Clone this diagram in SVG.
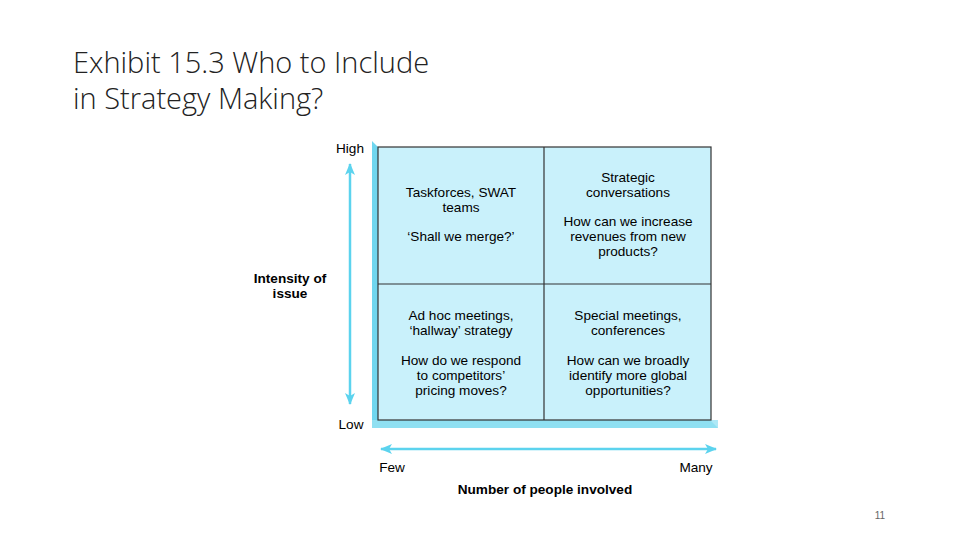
<svg xmlns="http://www.w3.org/2000/svg" width="960" height="540" viewBox="0 0 960 540">
<defs>
<style>
.t{font-family:"Liberation Sans",Arial,sans-serif;font-size:13.6px;fill:#000;text-anchor:middle}
.b{font-weight:bold}
.title{font-family:"Open Sans","Liberation Sans",sans-serif;font-weight:300;font-size:29px;fill:#222}
.ax{stroke:#5cd3ee;stroke-width:2.5;fill:none}
</style>
<marker id="ah" viewBox="0 0 12 10" refX="11" refY="5" markerWidth="12" markerHeight="10" markerUnits="userSpaceOnUse" orient="auto-start-reverse">
<path d="M0,0 L12,5 L0,10 L3,5 Z" fill="#5cd3ee"/>
</marker>
<linearGradient id="band" x1="0" y1="0" x2="1" y2="0">
<stop offset="0" stop-color="#6fd6ef"/><stop offset="1" stop-color="#aee8f6"/>
</linearGradient>
</defs>
<rect width="960" height="540" fill="#fff"/>
<text class="title" x="73" y="73">Exhibit 15.3 Who to Include</text>
<text class="title" x="73" y="109">in Strategy Making?</text>
<g id="frame">
<polygon points="372,141 378,147 378,420 718,420 718,428 372,428" fill="url(#band)"/>
<polygon points="710,420 718,428 372,428 372,420" fill="#8fe0f2"/>
<rect x="378" y="147" width="333" height="273" fill="#c9f1fb" stroke="#333" stroke-width="1.2"/>
<line x1="544" y1="147" x2="544" y2="420" stroke="#333" stroke-width="1.2"/>
<line x1="378" y1="284" x2="711" y2="284" stroke="#333" stroke-width="1.2"/>
</g>
<g id="connectors">
<line class="ax" x1="350" y1="164" x2="350" y2="404" marker-start="url(#ah)" marker-end="url(#ah)"/>
<line class="ax" x1="381" y1="449" x2="716" y2="449" marker-start="url(#ah)" marker-end="url(#ah)"/>
</g>
<g id="cell-tl">
<text class="t" x="461" y="197">Taskforces, SWAT</text>
<text class="t" x="461" y="212">teams</text>
<text class="t" x="461" y="241">‘Shall we merge?’</text>
</g>
<g id="cell-tr">
<text class="t" x="628" y="182">Strategic</text>
<text class="t" x="628" y="197">conversations</text>
<text class="t" x="628" y="226">How can we increase</text>
<text class="t" x="628" y="241">revenues from new</text>
<text class="t" x="628" y="256">products?</text>
</g>
<g id="cell-bl">
<text class="t" x="461" y="320">Ad hoc meetings,</text>
<text class="t" x="461" y="335">‘hallway’ strategy</text>
<text class="t" x="461" y="365">How do we respond</text>
<text class="t" x="461" y="380">to competitors’</text>
<text class="t" x="461" y="395">pricing moves?</text>
</g>
<g id="cell-br">
<text class="t" x="628" y="320">Special meetings,</text>
<text class="t" x="628" y="335">conferences</text>
<text class="t" x="628" y="365">How can we broadly</text>
<text class="t" x="628" y="380">identify more global</text>
<text class="t" x="628" y="395">opportunities?</text>
</g>
<g id="labels">
<text class="t" x="350" y="153">High</text>
<text class="t" x="351" y="429">Low</text>
<text class="t" x="392" y="472">Few</text>
<text class="t" x="696" y="472">Many</text>
<text class="t b" x="545" y="494">Number of people involved</text>
<text class="t b" x="290" y="283">Intensity of</text>
<text class="t b" x="290" y="298">issue</text>
</g>
<text x="880" y="519" font-family="Liberation Sans,sans-serif" font-size="10" fill="#666" text-anchor="middle">11</text>
</svg>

- _Problem to solve_
Set the pictures aside and transcribe the data above exactly.

- _The output_
Clone this diagram in SVG.
<svg xmlns="http://www.w3.org/2000/svg" width="960" height="540" viewBox="0 0 960 540">
<defs>
<style>
.t{font-family:"Liberation Sans",Arial,sans-serif;font-size:13.6px;fill:#000;text-anchor:middle}
.b{font-weight:bold}
.title{font-family:"Open Sans","Liberation Sans",sans-serif;font-weight:300;font-size:29px;fill:#222}
.ax{stroke:#5cd3ee;stroke-width:2.5;fill:none}
</style>
<marker id="ah" viewBox="0 0 12 10" refX="11" refY="5" markerWidth="12" markerHeight="10" markerUnits="userSpaceOnUse" orient="auto-start-reverse">
<path d="M0,0 L12,5 L0,10 L3,5 Z" fill="#5cd3ee"/>
</marker>
<linearGradient id="band" x1="0" y1="0" x2="1" y2="0">
<stop offset="0" stop-color="#6fd6ef"/><stop offset="1" stop-color="#aee8f6"/>
</linearGradient>
</defs>
<rect width="960" height="540" fill="#fff"/>
<text class="title" x="73" y="73">Exhibit 15.3 Who to Include</text>
<text class="title" x="73" y="109">in Strategy Making?</text>
<g id="frame">
<polygon points="372,141 378,147 378,420 718,420 718,428 372,428" fill="url(#band)"/>
<polygon points="710,420 718,428 372,428 372,420" fill="#8fe0f2"/>
<rect x="378" y="147" width="333" height="273" fill="#c9f1fb" stroke="#333" stroke-width="1.2"/>
<line x1="544" y1="147" x2="544" y2="420" stroke="#333" stroke-width="1.2"/>
<line x1="378" y1="284" x2="711" y2="284" stroke="#333" stroke-width="1.2"/>
</g>
<g id="connectors">
<line class="ax" x1="350" y1="164" x2="350" y2="404" marker-start="url(#ah)" marker-end="url(#ah)"/>
<line class="ax" x1="381" y1="449" x2="716" y2="449" marker-start="url(#ah)" marker-end="url(#ah)"/>
</g>
<g id="cell-tl">
<text class="t" x="461" y="197">Taskforces, SWAT</text>
<text class="t" x="461" y="212">teams</text>
<text class="t" x="461" y="241">‘Shall we merge?’</text>
</g>
<g id="cell-tr">
<text class="t" x="628" y="182">Strategic</text>
<text class="t" x="628" y="197">conversations</text>
<text class="t" x="628" y="226">How can we increase</text>
<text class="t" x="628" y="241">revenues from new</text>
<text class="t" x="628" y="256">products?</text>
</g>
<g id="cell-bl">
<text class="t" x="461" y="320">Ad hoc meetings,</text>
<text class="t" x="461" y="335">‘hallway’ strategy</text>
<text class="t" x="461" y="365">How do we respond</text>
<text class="t" x="461" y="380">to competitors’</text>
<text class="t" x="461" y="395">pricing moves?</text>
</g>
<g id="cell-br">
<text class="t" x="628" y="320">Special meetings,</text>
<text class="t" x="628" y="335">conferences</text>
<text class="t" x="628" y="365">How can we broadly</text>
<text class="t" x="628" y="380">identify more global</text>
<text class="t" x="628" y="395">opportunities?</text>
</g>
<g id="labels">
<text class="t" x="350" y="153">High</text>
<text class="t" x="351" y="429">Low</text>
<text class="t" x="392" y="472">Few</text>
<text class="t" x="696" y="472">Many</text>
<text class="t b" x="545" y="494">Number of people involved</text>
<text class="t b" x="290" y="283">Intensity of</text>
<text class="t b" x="290" y="298">issue</text>
</g>
<text x="880" y="519" font-family="Liberation Sans,sans-serif" font-size="10" fill="#666" text-anchor="middle">11</text>
</svg>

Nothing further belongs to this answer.